◆ TASK TO CARRY OUT ◆
Transcribe every line, keeping it exact.

◆ SOURCE EXCERPT ◆
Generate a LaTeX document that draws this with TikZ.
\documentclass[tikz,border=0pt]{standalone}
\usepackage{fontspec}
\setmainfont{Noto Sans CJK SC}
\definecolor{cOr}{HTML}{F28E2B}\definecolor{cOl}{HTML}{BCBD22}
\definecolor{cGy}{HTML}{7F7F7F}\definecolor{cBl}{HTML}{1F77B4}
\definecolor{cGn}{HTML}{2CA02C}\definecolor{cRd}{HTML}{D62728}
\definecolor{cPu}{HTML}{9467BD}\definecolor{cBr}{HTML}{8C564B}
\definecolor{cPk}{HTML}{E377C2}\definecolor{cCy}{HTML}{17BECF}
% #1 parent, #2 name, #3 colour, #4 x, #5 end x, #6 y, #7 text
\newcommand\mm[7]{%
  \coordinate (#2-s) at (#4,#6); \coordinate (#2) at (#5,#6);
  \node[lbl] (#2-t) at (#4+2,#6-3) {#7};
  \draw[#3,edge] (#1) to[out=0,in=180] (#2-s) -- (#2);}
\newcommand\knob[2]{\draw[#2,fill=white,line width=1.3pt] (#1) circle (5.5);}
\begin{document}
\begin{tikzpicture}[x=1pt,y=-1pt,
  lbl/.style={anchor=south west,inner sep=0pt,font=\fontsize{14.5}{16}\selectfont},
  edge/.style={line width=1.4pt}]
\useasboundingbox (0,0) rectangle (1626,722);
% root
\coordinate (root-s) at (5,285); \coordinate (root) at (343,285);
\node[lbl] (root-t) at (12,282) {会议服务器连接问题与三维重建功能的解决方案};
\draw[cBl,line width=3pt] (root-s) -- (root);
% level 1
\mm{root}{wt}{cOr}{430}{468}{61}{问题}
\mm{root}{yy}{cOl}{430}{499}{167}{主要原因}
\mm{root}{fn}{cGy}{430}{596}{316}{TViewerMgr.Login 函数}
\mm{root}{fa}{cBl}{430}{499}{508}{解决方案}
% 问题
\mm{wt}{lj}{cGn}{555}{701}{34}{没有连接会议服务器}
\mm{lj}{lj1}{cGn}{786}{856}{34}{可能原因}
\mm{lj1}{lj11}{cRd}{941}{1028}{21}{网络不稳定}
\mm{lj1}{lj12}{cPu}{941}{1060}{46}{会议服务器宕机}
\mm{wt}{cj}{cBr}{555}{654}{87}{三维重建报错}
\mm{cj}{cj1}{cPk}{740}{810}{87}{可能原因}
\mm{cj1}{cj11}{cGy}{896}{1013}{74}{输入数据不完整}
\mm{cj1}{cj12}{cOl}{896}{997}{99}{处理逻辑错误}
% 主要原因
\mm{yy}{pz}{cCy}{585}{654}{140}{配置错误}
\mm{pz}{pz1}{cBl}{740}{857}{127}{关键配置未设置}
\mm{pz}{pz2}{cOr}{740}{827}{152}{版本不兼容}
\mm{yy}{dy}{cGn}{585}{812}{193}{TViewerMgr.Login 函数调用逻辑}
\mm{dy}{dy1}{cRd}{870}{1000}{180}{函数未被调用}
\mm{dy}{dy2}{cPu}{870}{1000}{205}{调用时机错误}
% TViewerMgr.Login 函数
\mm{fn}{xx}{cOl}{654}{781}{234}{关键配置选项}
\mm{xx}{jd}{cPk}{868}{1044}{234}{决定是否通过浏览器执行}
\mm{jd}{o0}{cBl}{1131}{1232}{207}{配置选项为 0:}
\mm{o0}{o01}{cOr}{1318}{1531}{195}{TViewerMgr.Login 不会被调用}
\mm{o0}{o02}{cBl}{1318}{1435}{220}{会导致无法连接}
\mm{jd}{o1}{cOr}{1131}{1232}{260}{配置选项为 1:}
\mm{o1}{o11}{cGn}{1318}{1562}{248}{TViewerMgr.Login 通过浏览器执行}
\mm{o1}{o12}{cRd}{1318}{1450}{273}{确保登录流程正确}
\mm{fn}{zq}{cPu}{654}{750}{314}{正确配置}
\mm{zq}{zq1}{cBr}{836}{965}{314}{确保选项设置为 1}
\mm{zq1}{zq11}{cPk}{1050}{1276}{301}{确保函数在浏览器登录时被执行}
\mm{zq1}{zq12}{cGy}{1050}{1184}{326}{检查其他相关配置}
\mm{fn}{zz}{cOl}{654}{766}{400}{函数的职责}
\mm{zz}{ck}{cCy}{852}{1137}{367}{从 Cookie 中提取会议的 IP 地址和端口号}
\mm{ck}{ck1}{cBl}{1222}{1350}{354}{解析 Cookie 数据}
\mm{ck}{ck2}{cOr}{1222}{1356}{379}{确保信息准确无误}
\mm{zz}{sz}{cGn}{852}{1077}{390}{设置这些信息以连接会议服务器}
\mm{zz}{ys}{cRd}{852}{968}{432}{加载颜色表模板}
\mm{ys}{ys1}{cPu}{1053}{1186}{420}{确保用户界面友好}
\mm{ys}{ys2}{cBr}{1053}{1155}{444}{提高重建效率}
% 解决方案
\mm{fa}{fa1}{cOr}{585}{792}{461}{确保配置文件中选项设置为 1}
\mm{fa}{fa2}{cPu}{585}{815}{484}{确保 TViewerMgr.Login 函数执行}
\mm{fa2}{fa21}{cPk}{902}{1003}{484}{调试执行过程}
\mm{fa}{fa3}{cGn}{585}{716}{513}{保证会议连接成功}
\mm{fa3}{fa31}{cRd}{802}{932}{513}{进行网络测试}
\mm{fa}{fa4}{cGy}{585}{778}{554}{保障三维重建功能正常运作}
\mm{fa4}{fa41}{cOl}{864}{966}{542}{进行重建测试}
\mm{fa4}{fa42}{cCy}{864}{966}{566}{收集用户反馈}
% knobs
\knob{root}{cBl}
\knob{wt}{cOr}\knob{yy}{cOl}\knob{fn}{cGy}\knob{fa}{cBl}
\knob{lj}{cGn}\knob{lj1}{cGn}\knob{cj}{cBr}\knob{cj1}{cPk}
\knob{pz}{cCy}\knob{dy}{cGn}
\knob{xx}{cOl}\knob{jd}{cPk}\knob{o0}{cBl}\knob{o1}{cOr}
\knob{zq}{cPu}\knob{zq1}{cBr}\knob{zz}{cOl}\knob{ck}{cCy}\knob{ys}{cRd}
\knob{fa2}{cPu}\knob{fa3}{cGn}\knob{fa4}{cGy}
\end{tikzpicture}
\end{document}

◆ WORKED ANSWER ◆
Generate a LaTeX document that draws this with TikZ.
\documentclass[tikz,border=0pt]{standalone}
\usepackage{fontspec}
\setmainfont{Noto Sans CJK SC}
\definecolor{cOr}{HTML}{F28E2B}\definecolor{cOl}{HTML}{BCBD22}
\definecolor{cGy}{HTML}{7F7F7F}\definecolor{cBl}{HTML}{1F77B4}
\definecolor{cGn}{HTML}{2CA02C}\definecolor{cRd}{HTML}{D62728}
\definecolor{cPu}{HTML}{9467BD}\definecolor{cBr}{HTML}{8C564B}
\definecolor{cPk}{HTML}{E377C2}\definecolor{cCy}{HTML}{17BECF}
% #1 parent, #2 name, #3 colour, #4 x, #5 end x, #6 y, #7 text
\newcommand\mm[7]{%
  \coordinate (#2-s) at (#4,#6); \coordinate (#2) at (#5,#6);
  \node[lbl] (#2-t) at (#4+2,#6-3) {#7};
  \draw[#3,edge] (#1) to[out=0,in=180] (#2-s) -- (#2);}
\newcommand\knob[2]{\draw[#2,fill=white,line width=1.3pt] (#1) circle (5.5);}
\begin{document}
\begin{tikzpicture}[x=1pt,y=-1pt,
  lbl/.style={anchor=south west,inner sep=0pt,font=\fontsize{14.5}{16}\selectfont},
  edge/.style={line width=1.4pt}]
\useasboundingbox (0,0) rectangle (1626,722);
% root
\coordinate (root-s) at (5,285); \coordinate (root) at (343,285);
\node[lbl] (root-t) at (12,282) {会议服务器连接问题与三维重建功能的解决方案};
\draw[cBl,line width=3pt] (root-s) -- (root);
% level 1
\mm{root}{wt}{cOr}{430}{468}{61}{问题}
\mm{root}{yy}{cOl}{430}{499}{167}{主要原因}
\mm{root}{fn}{cGy}{430}{596}{316}{TViewerMgr.Login 函数}
\mm{root}{fa}{cBl}{430}{499}{508}{解决方案}
% 问题
\mm{wt}{lj}{cGn}{555}{701}{34}{没有连接会议服务器}
\mm{lj}{lj1}{cGn}{786}{856}{34}{可能原因}
\mm{lj1}{lj11}{cRd}{941}{1028}{21}{网络不稳定}
\mm{lj1}{lj12}{cPu}{941}{1060}{46}{会议服务器宕机}
\mm{wt}{cj}{cBr}{555}{654}{87}{三维重建报错}
\mm{cj}{cj1}{cPk}{740}{810}{87}{可能原因}
\mm{cj1}{cj11}{cGy}{896}{1013}{74}{输入数据不完整}
\mm{cj1}{cj12}{cOl}{896}{997}{99}{处理逻辑错误}
% 主要原因
\mm{yy}{pz}{cCy}{585}{654}{140}{配置错误}
\mm{pz}{pz1}{cBl}{740}{857}{127}{关键配置未设置}
\mm{pz}{pz2}{cOr}{740}{827}{152}{版本不兼容}
\mm{yy}{dy}{cGn}{585}{812}{193}{TViewerMgr.Login 函数调用逻辑}
\mm{dy}{dy1}{cRd}{870}{1000}{180}{函数未被调用}
\mm{dy}{dy2}{cPu}{870}{1000}{205}{调用时机错误}
% TViewerMgr.Login 函数
\mm{fn}{xx}{cOl}{654}{781}{234}{关键配置选项}
\mm{xx}{jd}{cPk}{868}{1044}{234}{决定是否通过浏览器执行}
\mm{jd}{o0}{cBl}{1131}{1232}{207}{配置选项为 0:}
\mm{o0}{o01}{cOr}{1318}{1531}{195}{TViewerMgr.Login 不会被调用}
\mm{o0}{o02}{cBl}{1318}{1435}{220}{会导致无法连接}
\mm{jd}{o1}{cOr}{1131}{1232}{260}{配置选项为 1:}
\mm{o1}{o11}{cGn}{1318}{1562}{248}{TViewerMgr.Login 通过浏览器执行}
\mm{o1}{o12}{cRd}{1318}{1450}{273}{确保登录流程正确}
\mm{fn}{zq}{cPu}{654}{750}{314}{正确配置}
\mm{zq}{zq1}{cBr}{836}{965}{314}{确保选项设置为 1}
\mm{zq1}{zq11}{cPk}{1050}{1276}{301}{确保函数在浏览器登录时被执行}
\mm{zq1}{zq12}{cGy}{1050}{1184}{326}{检查其他相关配置}
\mm{fn}{zz}{cOl}{654}{766}{400}{函数的职责}
\mm{zz}{ck}{cCy}{852}{1137}{367}{从 Cookie 中提取会议的 IP 地址和端口号}
\mm{ck}{ck1}{cBl}{1222}{1350}{354}{解析 Cookie 数据}
\mm{ck}{ck2}{cOr}{1222}{1356}{379}{确保信息准确无误}
\mm{zz}{sz}{cGn}{852}{1077}{390}{设置这些信息以连接会议服务器}
\mm{zz}{ys}{cRd}{852}{968}{432}{加载颜色表模板}
\mm{ys}{ys1}{cPu}{1053}{1186}{420}{确保用户界面友好}
\mm{ys}{ys2}{cBr}{1053}{1155}{444}{提高重建效率}
% 解决方案
\mm{fa}{fa1}{cOr}{585}{792}{461}{确保配置文件中选项设置为 1}
\mm{fa}{fa2}{cPu}{585}{815}{484}{确保 TViewerMgr.Login 函数执行}
\mm{fa2}{fa21}{cPk}{902}{1003}{484}{调试执行过程}
\mm{fa}{fa3}{cGn}{585}{716}{513}{保证会议连接成功}
\mm{fa3}{fa31}{cRd}{802}{932}{513}{进行网络测试}
\mm{fa}{fa4}{cGy}{585}{778}{554}{保障三维重建功能正常运作}
\mm{fa4}{fa41}{cOl}{864}{966}{542}{进行重建测试}
\mm{fa4}{fa42}{cCy}{864}{966}{566}{收集用户反馈}
% knobs
\knob{root}{cBl}
\knob{wt}{cOr}\knob{yy}{cOl}\knob{fn}{cGy}\knob{fa}{cBl}
\knob{lj}{cGn}\knob{lj1}{cGn}\knob{cj}{cBr}\knob{cj1}{cPk}
\knob{pz}{cCy}\knob{dy}{cGn}
\knob{xx}{cOl}\knob{jd}{cPk}\knob{o0}{cBl}\knob{o1}{cOr}
\knob{zq}{cPu}\knob{zq1}{cBr}\knob{zz}{cOl}\knob{ck}{cCy}\knob{ys}{cRd}
\knob{fa2}{cPu}\knob{fa3}{cGn}\knob{fa4}{cGy}
\end{tikzpicture}
\end{document}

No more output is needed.